One of the few positives about Renzi was that he had seemed to least want to move Italy away from this kind of politics – Prime Ministers chosen by backroom deals – which has characterised the country since unification. ‘No more grand coalitions’, he announced in October. And yet now look where he is, about to head a government born without the the electorate having a say and full of centre-right ministers. I outlined some of his policies – even more austerity than Mario Monti, sweeping privatisations, weakening trade unions and so forth – in June. From a leader of a supposedly 'centre-left' party, the above are similarly astounding to his grubby ascent to power which has even surprised and disappointed his admirers – like The Economist’s Bill Emmott, a respected commentator on Italian politics who wrote one of my favourite books about Italy.

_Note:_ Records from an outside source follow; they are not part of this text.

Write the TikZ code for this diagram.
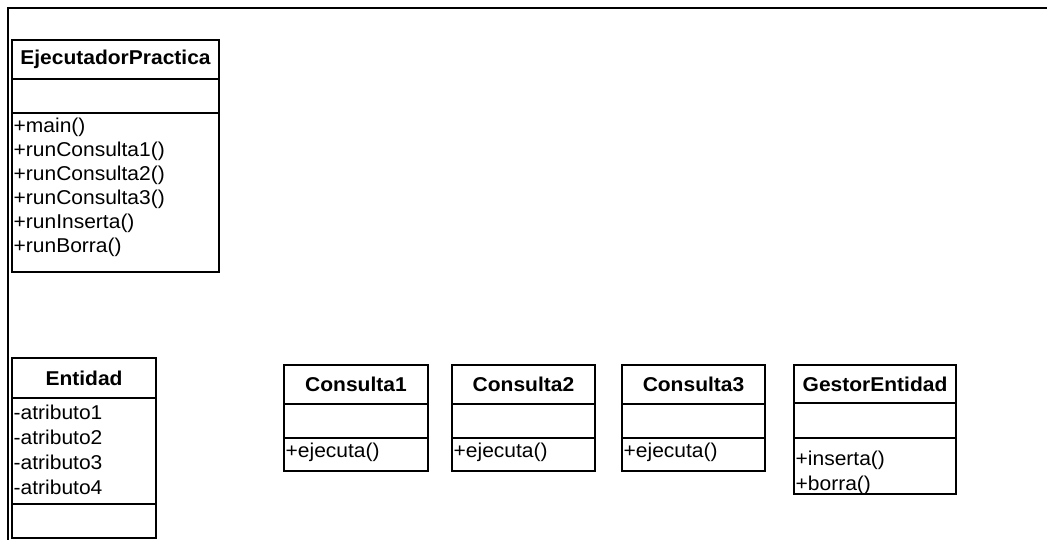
\documentclass[tikz,border=0pt]{standalone}
\usepackage{fontspec}
\setmainfont[FakeStretch=1.05]{Liberation Sans}
\begin{document}
\begin{tikzpicture}[x=1pt,y=-1pt,
  comp/.style={draw=black, line width=1.3pt, anchor=north west, inner sep=0pt, outer sep=0pt},
  ttl/.style={font=\fontsize{20}{22}\selectfont\bfseries},
  txt/.style={anchor=west, inner sep=0pt, font=\fontsize{20}{22}\selectfont},
  frame/.style={draw=black, line width=2pt}]
\useasboundingbox (0,0) rectangle (1047,540);
\draw[frame] (8,541) -- (8,8) -- (1048,8);

% EjecutadorPractica
\node[comp, ttl, minimum width=207pt, minimum height=39pt] (ept) at (12,40) {EjecutadorPractica};
\node[comp, minimum width=207pt, minimum height=34pt] (epa) at (12,79) {};
\node[comp, minimum width=207pt, minimum height=159pt] (epm) at (12,113) {};
\node[txt] (ep1) at (13.5,127) {+main()};
\node[txt] (ep2) at (13.5,151) {+runConsulta1()};
\node[txt] (ep3) at (13.5,175) {+runConsulta2()};
\node[txt] (ep4) at (13.5,199) {+runConsulta3()};
\node[txt] (ep5) at (13.5,223) {+runInserta()};
\node[txt] (ep6) at (13.5,247) {+runBorra()};

% Entidad
\node[comp, ttl, minimum width=144pt, minimum height=40pt] (ent) at (12,358) {Entidad};
\node[comp, minimum width=144pt, minimum height=106pt] (ena) at (12,398) {};
\node[comp, minimum width=144pt, minimum height=34pt] (enm) at (12,504) {};
\node[txt] (en1) at (13.5,412) {-atributo1};
\node[txt] (en2) at (13.5,437) {-atributo2};
\node[txt] (en3) at (13.5,462) {-atributo3};
\node[txt] (en4) at (13.5,487) {-atributo4};

% Consulta1
\node[comp, ttl, minimum width=144pt, minimum height=39pt] (c1t) at (284,365) {Consulta1};
\node[comp, minimum width=144pt, minimum height=34pt] (c1a) at (284,404) {};
\node[comp, minimum width=144pt, minimum height=33pt] (c1m) at (284,438) {};
\node[txt] (c1x) at (285.5,452) {+ejecuta()};

% Consulta2
\node[comp, ttl, minimum width=143pt, minimum height=39pt] (c2t) at (452,365) {Consulta2};
\node[comp, minimum width=143pt, minimum height=34pt] (c2a) at (452,404) {};
\node[comp, minimum width=143pt, minimum height=33pt] (c2m) at (452,438) {};
\node[txt] (c2x) at (453.5,452) {+ejecuta()};

% Consulta3
\node[comp, ttl, minimum width=143pt, minimum height=39pt] (c3t) at (622,365) {Consulta3};
\node[comp, minimum width=143pt, minimum height=34pt] (c3a) at (622,404) {};
\node[comp, minimum width=143pt, minimum height=33pt] (c3m) at (622,438) {};
\node[txt] (c3x) at (623.5,452) {+ejecuta()};

% GestorEntidad
\node[comp, ttl, minimum width=162pt, minimum height=38pt] (get) at (794,365) {GestorEntidad};
\node[comp, minimum width=162pt, minimum height=35pt] (gea) at (794,403) {};
\node[comp, minimum width=162pt, minimum height=56pt] (gem) at (794,438) {};
\node[txt] (ge1) at (795.5,460) {+inserta()};
\node[txt] (ge2) at (795.5,485) {+borra()};
\end{tikzpicture}
\end{document}
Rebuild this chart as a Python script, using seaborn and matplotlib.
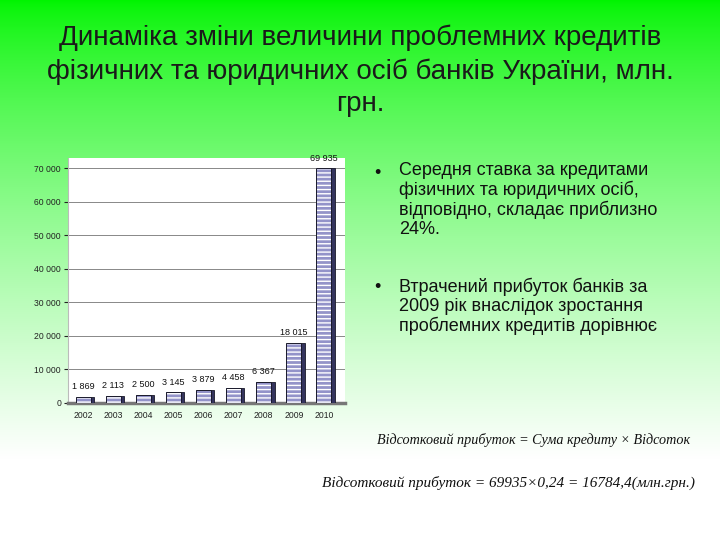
import numpy as np
import matplotlib
matplotlib.use("Agg")
import matplotlib.pyplot as plt
from matplotlib.patches import Rectangle
import seaborn as sns

''' DATA '''
years = ['2002', '2003', '2004', '2005', '2006', '2007', '2008', '2009', '2010']
credits = [1869, 2113, 2500, 3145, 3879, 4458, 6367, 18015, 69935]
y_ticks = [0, 10000, 20000, 30000, 40000, 50000, 60000, 70000]

title = ("Динаміка зміни величини проблемних кредитів\n"
         "фізичних та юридичних осіб банків України, млн.\n"
         "грн.")
bullets = [
    "Середня ставка за кредитами\nфізичних та юридичних осіб,\nвідповідно, складає приблизно\n24%.",
    "Втрачений прибуток банків за\n2009 рік внаслідок зростання\nпроблемних кредитів дорівнює",
]
formula_1 = "Відсотковий прибуток = Сума кредиту × Відсоток"
formula_2 = "Відсотковий прибуток = 69935×0,24 = 16784,4(млн.грн.)"

def fmt(v):
    return f"{v:,.0f}".replace(",", " ")

''' SET UP '''
sns.set_style("white")
plt.rcParams['font.family'] = ['Liberation Sans', 'DejaVu Sans']
plt.rcParams['hatch.linewidth'] = 1.0

fig = plt.figure(figsize=(7.2, 5.4), dpi=100)

# slide background: green fading to white
bg = fig.add_axes([0, 0, 1, 1])
t = np.clip(np.linspace(0, 1, 540) / 0.85, 0, 1) ** 0.75
grad = np.zeros((540, 2, 3))
grad[:, :, 0] = t[:, None]
grad[:, :, 1] = 1.0 - 0.04 * (1 - t[:, None])
grad[:, :, 2] = t[:, None]
bg.imshow(grad, aspect='auto', extent=[0, 1, 0, 1], zorder=0)
bg.set_xlim(0, 1)
bg.set_ylim(0, 1)
bg.axis('off')

''' CHART '''
ax = fig.add_axes([68 / 720, 137 / 540, 277 / 720, 245 / 540])
ax.set_facecolor('white')
sns.barplot(x=years, y=credits, color='#8a8ad2', width=0.5, ax=ax,
            hatch='----', edgecolor='white', linewidth=0, zorder=3)

# pseudo-3D side face and outline
for p in list(ax.patches):
    x0, y0, w, h = p.get_x(), p.get_y(), p.get_width(), p.get_height()
    ax.add_patch(Rectangle((x0 + w, y0), w * 0.22, h, facecolor='#34345e',
                           edgecolor='#1a1a2a', lw=0.6, zorder=4))
    ax.add_patch(Rectangle((x0, y0), w, h, fill=False, edgecolor='#1a1a2a',
                           lw=0.7, zorder=4))

ax.bar_label(ax.containers[0], labels=[fmt(v) for v in credits],
             fontsize=6.5, padding=4, color='#111111')

ax.set_xlim(-0.5, 8.7)
ax.set_ylim(0, 73000)
ax.set_yticks(y_ticks)
ax.set_yticklabels([fmt(v) for v in y_ticks])
ax.tick_params(axis='y', labelsize=6.2, length=3, pad=2, colors='#222222', left=True)
ax.tick_params(axis='x', labelsize=6.2, length=0, pad=6, colors='#222222')
ax.yaxis.grid(True, color='#888888', lw=0.7, zorder=1)
ax.set_xlabel("")
ax.set_ylabel("")
for s in ['top', 'right']:
    ax.spines[s].set_visible(False)
ax.spines['left'].set_color('#bbbbbb')
ax.spines['bottom'].set_color('#777777')
ax.spines['bottom'].set_linewidth(2.5)

''' TEXT '''
fig.text(0.5, 1 - 25 / 540, title, ha='center', va='top', fontsize=20,
         color='#1a1a1a', linespacing=1.33)

fig.text(374 / 720, 1 - 173 / 540, "•", fontsize=13, va='center', color='#111111')
fig.text(399 / 720, 1 - 162 / 540, bullets[0], fontsize=13, va='top',
         color='#111111', linespacing=1.12)
fig.text(374 / 720, 1 - 288 / 540, "•", fontsize=13, va='center', color='#111111')
fig.text(399 / 720, 1 - 278 / 540, bullets[1], fontsize=13, va='top',
         color='#111111', linespacing=1.12)

fig.text(690 / 720, 1 - 440 / 540, formula_1, ha='right', va='center',
         fontsize=10.2, style='italic', family=['Liberation Serif', 'DejaVu Serif'],
         color='#111111')
fig.text(695 / 720, 1 - 483 / 540, formula_2, ha='right', va='center',
         fontsize=11, style='italic', family=['Liberation Serif', 'DejaVu Serif'],
         color='#111111')

fig.savefig('out.png', dpi=100)
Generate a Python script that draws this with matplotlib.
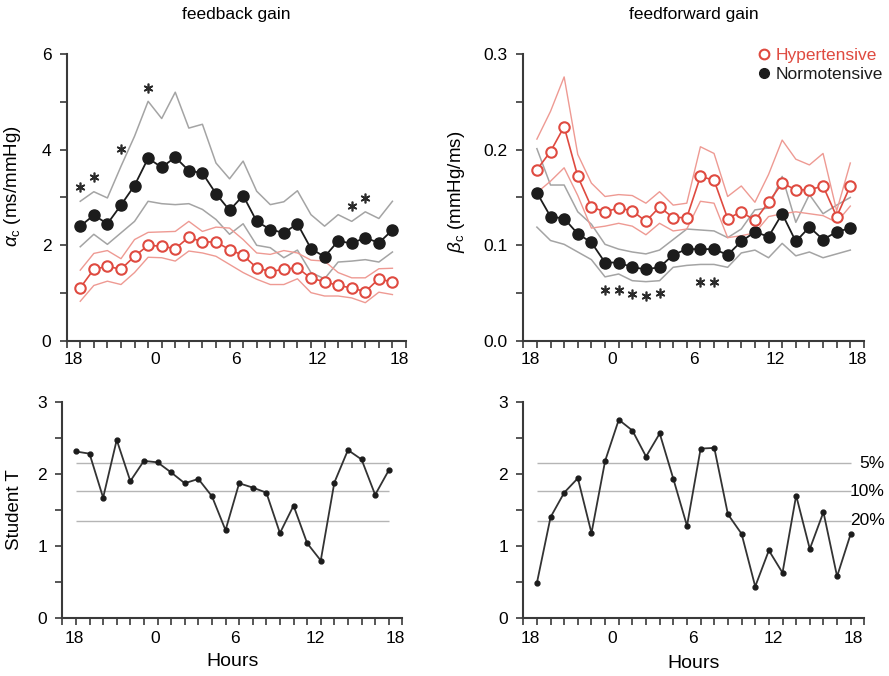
"""Baroreflex feedback / feedforward gain over 24 h, hypertensive vs normotensive."""

import matplotlib.pyplot as plt
import numpy as np
from matplotlib.lines import Line2D

plt.rcParams["font.family"] = ["Liberation Sans", "DejaVu Sans"]
plt.rcParams["mathtext.fontset"] = "custom"
plt.rcParams["mathtext.rm"] = "Liberation Sans"
plt.rcParams["mathtext.it"] = "Liberation Sans:italic"

# hours counted from 18:00, one value per hour (plotted mid-hour)
HOURS = np.arange(24) + 0.5
HOUR_LABELS = ["18", "0", "6", "12", "18"]

# feedback gain alpha_c (ms/mmHg)
alpha_norm = [2.40, 2.63, 2.45, 2.84, 3.25, 3.82, 3.63, 3.84, 3.56, 3.51, 3.08, 2.73,
              3.04, 2.50, 2.33, 2.26, 2.45, 1.93, 1.76, 2.09, 2.04, 2.16, 2.05, 2.32]
alpha_norm_hi = [2.92, 3.12, 2.99, 3.65, 4.28, 5.01, 4.65, 5.20, 4.45, 4.53, 3.72, 3.39,
                 3.76, 3.13, 2.85, 2.91, 3.14, 2.64, 2.40, 2.64, 2.50, 2.70, 2.56, 2.92]
alpha_norm_lo = [1.97, 2.23, 2.02, 2.26, 2.50, 2.92, 2.87, 2.85, 2.87, 2.75, 2.54, 2.23,
                 2.45, 2.00, 1.95, 1.74, 1.90, 1.43, 1.30, 1.65, 1.67, 1.70, 1.65, 1.86]
alpha_hyp = [1.11, 1.50, 1.56, 1.50, 1.77, 2.00, 1.98, 1.93, 2.17, 2.07, 2.07, 1.91,
             1.79, 1.53, 1.45, 1.50, 1.53, 1.31, 1.24, 1.16, 1.11, 1.03, 1.30, 1.23]
alpha_hyp_hi = [1.48, 1.83, 1.89, 1.72, 2.12, 2.27, 2.28, 2.29, 2.50, 2.29, 2.38, 2.36,
                2.12, 1.84, 1.81, 1.89, 1.84, 1.69, 1.67, 1.43, 1.32, 1.32, 1.51, 1.52]
alpha_hyp_lo = [0.83, 1.16, 1.25, 1.18, 1.43, 1.75, 1.74, 1.67, 1.88, 1.84, 1.77, 1.60,
                1.43, 1.29, 1.18, 1.18, 1.30, 1.01, 0.94, 0.94, 0.90, 0.80, 1.02, 0.97]
alpha_star_hours = [0.5, 1.5, 3.5, 5.5, 20.5, 21.5]
alpha_star_y = [3.22, 3.42, 4.01, 5.29, 2.82, 2.98]

# feedforward gain beta_c (mmHg/ms)
beta_norm = [0.155, 0.130, 0.128, 0.112, 0.103, 0.082, 0.082, 0.077, 0.075, 0.077, 0.090, 0.096,
             0.096, 0.096, 0.090, 0.104, 0.114, 0.109, 0.133, 0.104, 0.119, 0.106, 0.114, 0.118]
beta_norm_hi = [0.201, 0.163, 0.163, 0.135, 0.122, 0.101, 0.096, 0.093, 0.091, 0.095, 0.106, 0.117,
                0.116, 0.115, 0.108, 0.117, 0.137, 0.139, 0.172, 0.124, 0.153, 0.133, 0.142, 0.150]
beta_norm_lo = [0.119, 0.105, 0.101, 0.093, 0.085, 0.067, 0.070, 0.063, 0.062, 0.063, 0.077, 0.079,
                0.080, 0.080, 0.077, 0.092, 0.095, 0.087, 0.102, 0.089, 0.093, 0.087, 0.091, 0.095]
beta_hyp = [0.179, 0.198, 0.224, 0.172, 0.140, 0.135, 0.139, 0.136, 0.125, 0.140, 0.129, 0.129,
            0.172, 0.168, 0.128, 0.135, 0.126, 0.145, 0.165, 0.158, 0.158, 0.162, 0.130, 0.162]
beta_hyp_hi = [0.211, 0.240, 0.276, 0.195, 0.165, 0.151, 0.153, 0.152, 0.144, 0.156, 0.142, 0.144,
               0.203, 0.196, 0.151, 0.162, 0.145, 0.174, 0.210, 0.190, 0.184, 0.196, 0.136, 0.186]
beta_hyp_lo = [0.155, 0.167, 0.181, 0.152, 0.118, 0.120, 0.123, 0.120, 0.111, 0.123, 0.115, 0.117,
               0.146, 0.144, 0.108, 0.110, 0.113, 0.130, 0.133, 0.135, 0.133, 0.131, 0.124, 0.141]
beta_star_hours = [5.5, 6.5, 7.5, 8.5, 9.5, 12.5, 13.5]
beta_star_y = [0.053, 0.053, 0.049, 0.047, 0.050, 0.062, 0.062]

# Student T of the group difference, and critical values
t_alpha = [2.31, 2.28, 1.67, 2.47, 1.90, 2.18, 2.16, 2.02, 1.87, 1.93, 1.69, 1.22,
           1.87, 1.81, 1.74, 1.18, 1.56, 1.04, 0.80, 1.88, 2.33, 2.20, 1.71, 2.05]
t_beta = [0.49, 1.40, 1.74, 1.94, 1.18, 2.18, 2.75, 2.60, 2.24, 2.56, 1.93, 1.28,
          2.35, 2.36, 1.44, 1.17, 0.44, 0.94, 0.63, 1.70, 0.96, 1.47, 0.58, 1.17]
t_crit = [2.15, 1.76, 1.35]
t_crit_labels = ["5%", "10%", "20%"]

RED = "#df4a40"
RED_LIGHT = "#ee9a93"
GRAY = "#a4a4a4"
BLACK = "#1c1c1c"
AXIS = "#3a3a3a"
TICK_SIZE = 12.5


def style_axes(ax, label_pos, xpad):
    for side in ("top", "right"):
        ax.spines[side].set_visible(False)
    for side in ("left", "bottom"):
        ax.spines[side].set_color(AXIS)
        ax.spines[side].set_linewidth(1.5)
    ax.set_xlim(-0.5, 24.5)
    ax.set_xticks(np.arange(-0.5, 25, 1.0), minor=True)
    ax.set_xticks(label_pos)
    ax.set_xticklabels(HOUR_LABELS)
    ax.tick_params(axis="x", which="major", length=0, pad=xpad, labelsize=TICK_SIZE)
    ax.tick_params(axis="x", which="minor", length=5, width=1.2, color=AXIS)
    ax.tick_params(axis="y", which="both", length=5, width=1.2, color=AXIS,
                   pad=6, labelsize=TICK_SIZE)


def gain_panel(ax, norm, norm_hi, norm_lo, hyp, hyp_hi, hyp_lo, star_x, star_y):
    for band in (norm_hi, norm_lo):
        ax.plot(HOURS, band, color=GRAY, lw=1.1)
    for band in (hyp_hi, hyp_lo):
        ax.plot(HOURS, band, color=RED_LIGHT, lw=1.0)
    ax.plot(HOURS, norm, color=BLACK, lw=1.3, marker="o", ms=8,
            mfc=BLACK, mec=BLACK)
    ax.plot(HOURS, hyp, color=RED, lw=1.2, marker="o", ms=7.5,
            mfc="white", mec=RED, mew=1.5)
    ax.plot(star_x, star_y, ls="none", marker=(6, 2, 0), ms=7,
            mec="#2a2a2a", mew=1.2)


def t_panel(ax, tvals):
    ax.hlines(t_crit, HOURS[0], HOURS[-1], color="#b5b5b5", lw=1.0)
    ax.plot(HOURS, tvals, color="#333333", lw=1.3, marker="o", ms=3.5,
            mfc=BLACK, mec=BLACK)
    ax.set_ylim(0, 3)
    ax.set_yticks([0, 1, 2, 3])
    ax.set_yticks([0.5, 1.5, 2.5], minor=True)


def main():
    fig = plt.figure(figsize=(8.89, 6.76), dpi=100)

    ax_a = fig.add_axes([0.075, 0.4956, 0.3817, 0.4246])
    ax_b = fig.add_axes([0.5886, 0.4956, 0.3832, 0.4246])
    ax_ta = fig.add_axes([0.0701, 0.0854, 0.3825, 0.3204])
    ax_tb = fig.add_axes([0.5886, 0.0854, 0.3837, 0.3204])

    gain_panel(ax_a, alpha_norm, alpha_norm_hi, alpha_norm_lo,
               alpha_hyp, alpha_hyp_hi, alpha_hyp_lo, alpha_star_hours, alpha_star_y)
    ax_a.set_ylim(0, 6)
    ax_a.set_yticks([0, 2, 4, 6])
    ax_a.set_yticks([1, 3, 5], minor=True)
    ax_a.set_ylabel(r"$\alpha_{\rm c}$ (ms/mmHg)", fontsize=13.5)
    ax_a.yaxis.set_label_coords(-0.13, 0.54)
    ax_a.set_title("feedback gain", fontsize=12.5, pad=25)
    style_axes(ax_a, [0, 6, 12, 18, 24], 8)

    gain_panel(ax_b, beta_norm, beta_norm_hi, beta_norm_lo,
               beta_hyp, beta_hyp_hi, beta_hyp_lo, beta_star_hours, beta_star_y)
    ax_b.set_ylim(0, 0.3)
    ax_b.set_yticks([0.0, 0.1, 0.2, 0.3])
    ax_b.set_yticklabels(["0.0", "0.1", "0.2", "0.3"])
    ax_b.set_yticks([0.05, 0.15, 0.25], minor=True)
    ax_b.set_ylabel(r"$\beta_{\rm c}$ (mmHg/ms)", fontsize=13.5)
    ax_b.yaxis.set_label_coords(-0.165, 0.52)
    ax_b.set_title("feedforward gain", fontsize=12.5, pad=25)
    style_axes(ax_b, [0, 6, 12, 18, 24], 8)

    handles = [
        Line2D([], [], ls="none", marker="o", ms=7, mfc="white", mec=RED, mew=1.5),
        Line2D([], [], ls="none", marker="o", ms=7, mfc=BLACK, mec=BLACK),
    ]
    ax_b.legend(handles, ["Hypertensive", "Normotensive"], loc="upper left",
                bbox_to_anchor=(0.67, 1.045), frameon=False, fontsize=12.5,
                handlelength=0.6, handletextpad=0.4, labelspacing=0.2,
                borderaxespad=0, labelcolor=[RED, BLACK])

    t_panel(ax_ta, t_alpha)
    ax_ta.set_ylabel("Student T", fontsize=13.5)
    ax_ta.yaxis.set_label_coords(-0.115, 0.5)
    ax_ta.set_xlabel("Hours", fontsize=14, labelpad=5)
    style_axes(ax_ta, [0.4, 6.3, 12.2, 18.1, 24.0], 9)

    t_panel(ax_tb, t_beta)
    for val, lab in zip(t_crit, t_crit_labels):
        ax_tb.text(26.0, val, lab, ha="right", va="center", fontsize=TICK_SIZE,
                   clip_on=False)
    ax_tb.set_xlabel("Hours", fontsize=14, labelpad=7)
    style_axes(ax_tb, [0, 6, 11.9, 17.8, 23.7], 9)

    fig.savefig("out.png", dpi=100)
    plt.close(fig)


if __name__ == "__main__":
    main()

In case you couldn’t tell from the above, I want nothing to do with the Democratic Party and instead joined SEL, a left-wing, anti-austerity party which I’ve attended several meetings of and joined on demonstrations. In the autumn I went on a march against the American plans to build military bases in Sicily. Last week I joined SEL and trade unions in supporting call-centre workers threatened with mass redundancies. In SEL, I met the kind of like-minded activists like those I know in the Labour Party who are often the main reason why I’m still a member, even after frontbench support for Trident, social security cuts and a frontbencher breaking a picket line and not even being told off by the leadership.
One thing I’ve noticed about SEL meetings that gives me encouragement is the average age. I’ve been to my fair share of Constituency Labour Party meetings over the years and am always one of the youngest if not the youngest in the room. With SEL, the members that stick out are those who aren’t under 30.
But despite all this, not many Italians seem to see things the same way as us. We’re a small party and down in the polls, some of which give us as little of 2 or 3% of the vote. The Italian electorate opposed to the successive unelected governments have tended not to flock towards SEL but rather not vote at all or vote for the Five Star Movement, even though the xenophobia, misogyny and populism of Grillo is more reminiscent of Berlusconi and co. than an alternative. There was an excellent article this week about the outrageous insults from Grillo and others towards Laura Boldrini, the Speaker of the House and a member of SEL. Attitudes towards woman from a huge number of parliamentarians are shocking. As has been the racism shown towards Italy’s first black Minister, Cecile Kyenge, who has had bananas thrown at her, been likened to an ‘Orangutan’ by one MP and been called a ‘prostitute’ by a Deputy Mayor. Words can’t describe how embarrassing, disgraceful and shameful this all is. In short, it’s probably best if I don’t write much more about Italian politics during my year abroad, as I’ve been having such a good time here in Sicily otherwise, and Italian politics is one of the things that consistently brings my mood - and the mood of millions of Italians - down.